Tarot is a riddle — A gigantic towering riddle of the ages, built out of 78 beautifully composed, self-contained puzzles. Every aspect of Pamela Colman Smith’s iconic artwork from botanical references to elemental symbolism to subtle variations in color palette, convey vital clues about a vast esoteric truth which lies locked within.

While Colman’s artwork is of course the real story, Waite’s Key provides a vital, parallel and irreplaceable companion work. His references are not my references, and likely will not be your references. But it is in Waite’s references that we see new dimensions of the cards unfold before our eyes. Most importantly, Waite’s interpretations point towards a beautiful, mysterious and infinitely larger truth and encourage us to look harder.

Before closing, I would make a suggestion to new students: Many new readers simply jump to the card definitions portion of this book.
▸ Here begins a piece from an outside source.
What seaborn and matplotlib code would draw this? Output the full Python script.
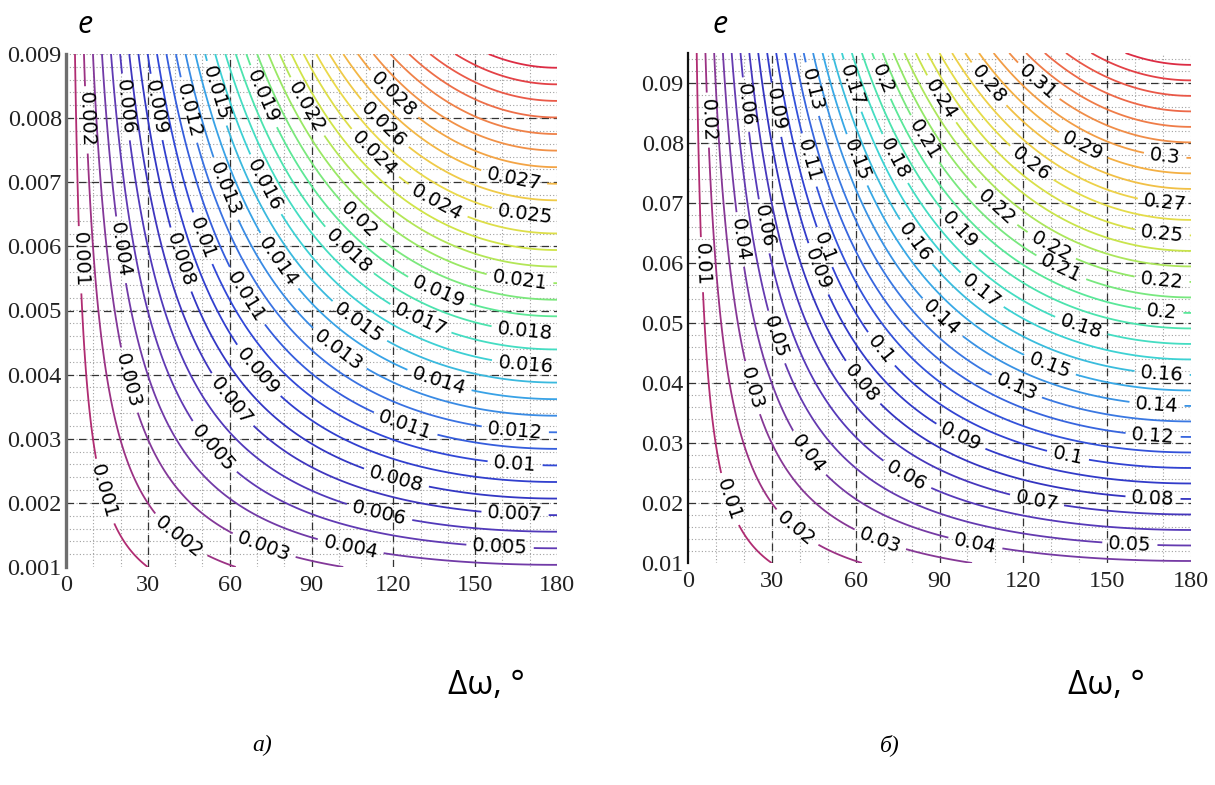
import numpy as np
import matplotlib
matplotlib.use("Agg")
import matplotlib.pyplot as plt
import seaborn as sns

# ---- data -----------------------------------------------------------------
dw_ticks = [0, 30, 60, 90, 120, 150, 180]

e_ticks_a = [0.001, 0.002, 0.003, 0.004, 0.005, 0.006, 0.007, 0.008, 0.009]
e_ticks_b = [0.01, 0.02, 0.03, 0.04, 0.05, 0.06, 0.07, 0.08, 0.09]

e_range_a = [0.001, 0.009]
e_range_b = [0.01, 0.095]

# contour levels of the deviation
levels_a = [round(0.001 * k, 3) for k in range(1, 35)]
levels_b = [round(0.01 * k, 2) for k in range(1, 37)]

# deviation scale factor
k_dev = 3.87

# colour stops, low level -> high level
stops = ["#b02c72", "#7d3a9e", "#5a3ab8", "#3434c0", "#3045d6", "#3a72e2",
         "#38a8e6", "#3ed8d0", "#52e8a0", "#92e868", "#d0e448", "#ecd84a",
         "#f4b044", "#f08848", "#ec6048", "#dc2c44"]

# where the inline level labels sit (Δω in degrees, e)
label_pts_a = [(5.9, 0.00797), (20.9, 0.00817), (32.6, 0.00817), (44.4, 0.00812),
               (55.4, 0.00839), (71.8, 0.00833), (87.6, 0.00816), (119.9, 0.00836),
               (116.2, 0.00789), (112.5, 0.00742), (163.9, 0.00700), (168.3, 0.00649),
               (57.2, 0.00688), (72.9, 0.00696), (105.9, 0.00633), (137.1, 0.00677),
               (4.4, 0.00579), (19.1, 0.00594), (48.4, 0.00610), (41.8, 0.00579),
               (102.3, 0.00587), (77.3, 0.00575), (166.4, 0.00548), (137.1, 0.00535),
               (129.8, 0.00485), (64.9, 0.00519), (105.9, 0.00473), (168.3, 0.00470),
               (98.6, 0.00431), (68.6, 0.00399), (168.3, 0.00410), (137.1, 0.00394),
               (22.7, 0.00391), (60.1, 0.00358), (124.3, 0.00321), (164.6, 0.00309),
               (51.0, 0.00275), (164.6, 0.00259), (120.6, 0.00231), (13.2, 0.00217),
               (114.4, 0.00176), (164.6, 0.00181), (43.6, 0.00158), (72.9, 0.00137),
               (104.1, 0.00127), (159.1, 0.00130)]

label_pts_b = [(6.1, 0.0838), (19.3, 0.0863), (31.1, 0.0855), (42.9, 0.0888),
               (59.7, 0.0897), (68.7, 0.0905), (90.2, 0.0872), (107.3, 0.0897),
               (125.2, 0.0902), (43.6, 0.0772), (60.5, 0.0772), (73.3, 0.0772),
               (84.1, 0.0805), (141.0, 0.0793), (170.7, 0.0777), (122.4, 0.0763),
               (111.6, 0.0700), (170.7, 0.0700), (29.3, 0.0663), (16.8, 0.0638),
               (169.6, 0.0647), (3.6, 0.0597), (50.8, 0.0630), (80.1, 0.0630),
               (97.3, 0.0655), (130.6, 0.0633), (133.1, 0.0588), (45.4, 0.0588),
               (169.6, 0.0572), (103.8, 0.0547), (169.6, 0.0517), (90.2, 0.0505),
               (140.2, 0.0488), (28.6, 0.0472), (68.7, 0.0455), (129.5, 0.0430),
               (169.6, 0.0413), (22.9, 0.0392), (61.5, 0.0397), (117.0, 0.0388),
               (167.8, 0.0363), (166.4, 0.0310), (97.3, 0.0308), (136.0, 0.0280),
               (40.1, 0.0272), (78.4, 0.0247), (166.4, 0.0208), (124.9, 0.0205),
               (14.0, 0.0205), (38.3, 0.0155), (68.7, 0.0138), (102.7, 0.0130),
               (158.1, 0.0130)]


def deviation(dw_deg, e):
    """Deviation between two orbits with eccentricity e whose perigee
    arguments differ by dw_deg degrees."""
    return k_dev * e * np.sin(np.radians(dw_deg) / 2.0)


# ---- style ------------------------------------------------------------------
sns.set_theme(style="white")
plt.rcParams["font.family"] = ["DejaVu Sans"]

fig = plt.figure(figsize=(12.15, 7.85), dpi=100)
ax_a = fig.add_axes([66 / 1215, 1 - 567 / 785, 491 / 1215, 513 / 785])
ax_b = fig.add_axes([688 / 1215, 1 - 563 / 785, 503 / 1215, 510 / 785])


def fmt_a(v):
    return f"{v:.3f}".rstrip("0").rstrip(".")


def fmt_b(v):
    return f"{v:.2f}".rstrip("0").rstrip(".")


def draw_panel(ax, e_range, e_ticks, levels, label_pts, fmt, minor_step, spine_col, spine_w):
    dw = np.linspace(0, 180, 721)
    ee = np.linspace(e_range[0], e_range[1], 601)
    DW, EE = np.meshgrid(dw, ee)
    Z = deviation(DW, EE)

    ax.set_xlim(0, 180)
    ax.set_ylim(e_range[0], e_range[1])

    # minor dotted grid
    for xv in np.arange(10, 181, 10):
        ax.axvline(xv, color="#a0a0a0", lw=0.8, ls=(0, (1, 2)), zorder=0)
    for yv in np.arange(e_range[0] + minor_step, e_range[1] + 1e-12, minor_step):
        ax.axhline(yv, color="#a0a0a0", lw=0.8, ls=(0, (1, 2)), zorder=0)
    # major dashed grid
    for xv in dw_ticks[1:-1]:
        ax.axvline(xv, color="#333333", lw=0.9, ls=(0, (6, 4)), zorder=1)
    for yv in e_ticks[1:]:
        if yv < e_range[1] - 1e-12:
            ax.axhline(yv, color="#333333", lw=0.9, ls=(0, (6, 4)), zorder=1)

    colors = sns.blend_palette(stops, n_colors=len(levels))
    cs = ax.contour(DW, EE, Z, levels=levels, colors=colors, linewidths=1.3, zorder=2)
    ax.clabel(cs, manual=label_pts, inline=True, inline_spacing=6, fmt=fmt,
              fontsize=14, colors="black")

    ax.set_xticks(dw_ticks)
    ax.set_yticks(e_ticks)
    ax.set_xticklabels([str(t) for t in dw_ticks])
    ax.set_yticklabels([fmt(t) for t in e_ticks])
    ax.tick_params(axis="both", length=0, labelsize=17.5, colors="#222222")
    ax.tick_params(axis="y", pad=3)
    ax.tick_params(axis="x", pad=6)
    for lab in ax.get_xticklabels() + ax.get_yticklabels():
        lab.set_fontfamily("Liberation Serif")
    for side in ("top", "right", "bottom"):
        ax.spines[side].set_visible(False)
    ax.spines["left"].set_color(spine_col)
    ax.spines["left"].set_linewidth(spine_w)
    ax.set_facecolor("white")


draw_panel(ax_a, e_range_a, e_ticks_a, levels_a, label_pts_a, fmt_a, 0.0002, "#6e6e6e", 2.4)
draw_panel(ax_b, e_range_b, e_ticks_b, levels_b, label_pts_b, fmt_b, 0.002, "#111111", 1.6)

# axis titles and panel captions
for xe in (85 / 1215, 720 / 1215):
    fig.text(xe, 1 - 25 / 785, "e", fontsize=22, style="italic", family="Open Sans",
             ha="center", va="center", color="black")
for xd in (486 / 1215, 1106 / 1215):
    fig.text(xd, 1 - 685 / 785, "Δω, °", fontsize=24, family="Open Sans",
             ha="center", va="center", color="black")
fig.text(262 / 1215, 1 - 745 / 785, "а)", fontsize=17, style="italic",
         family="Liberation Serif", ha="center", va="center", color="black")
fig.text(890 / 1215, 1 - 745 / 785, "б)", fontsize=17, style="italic",
         family="Liberation Serif", ha="center", va="center", color="black")

fig.savefig("out.png", dpi=100, facecolor="white")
The real gems hidden herein come from reading the book in its entirety. There are surprises here which despite hundreds of other books on Tarot, are seldom mentioned anywhere else.

As a beloved and now deceased teacher of Tarot taught me over 3 decades ago, “Don’t come to Tarot looking for answers. Come instead looking for questions”. In addressing that simple piece of wisdom, this amazing book delivers endlessly. Read. Enjoy. Absorb. When you don’t understand something, congratulate yourself for finding the next onion-layer between you and the answers at its core.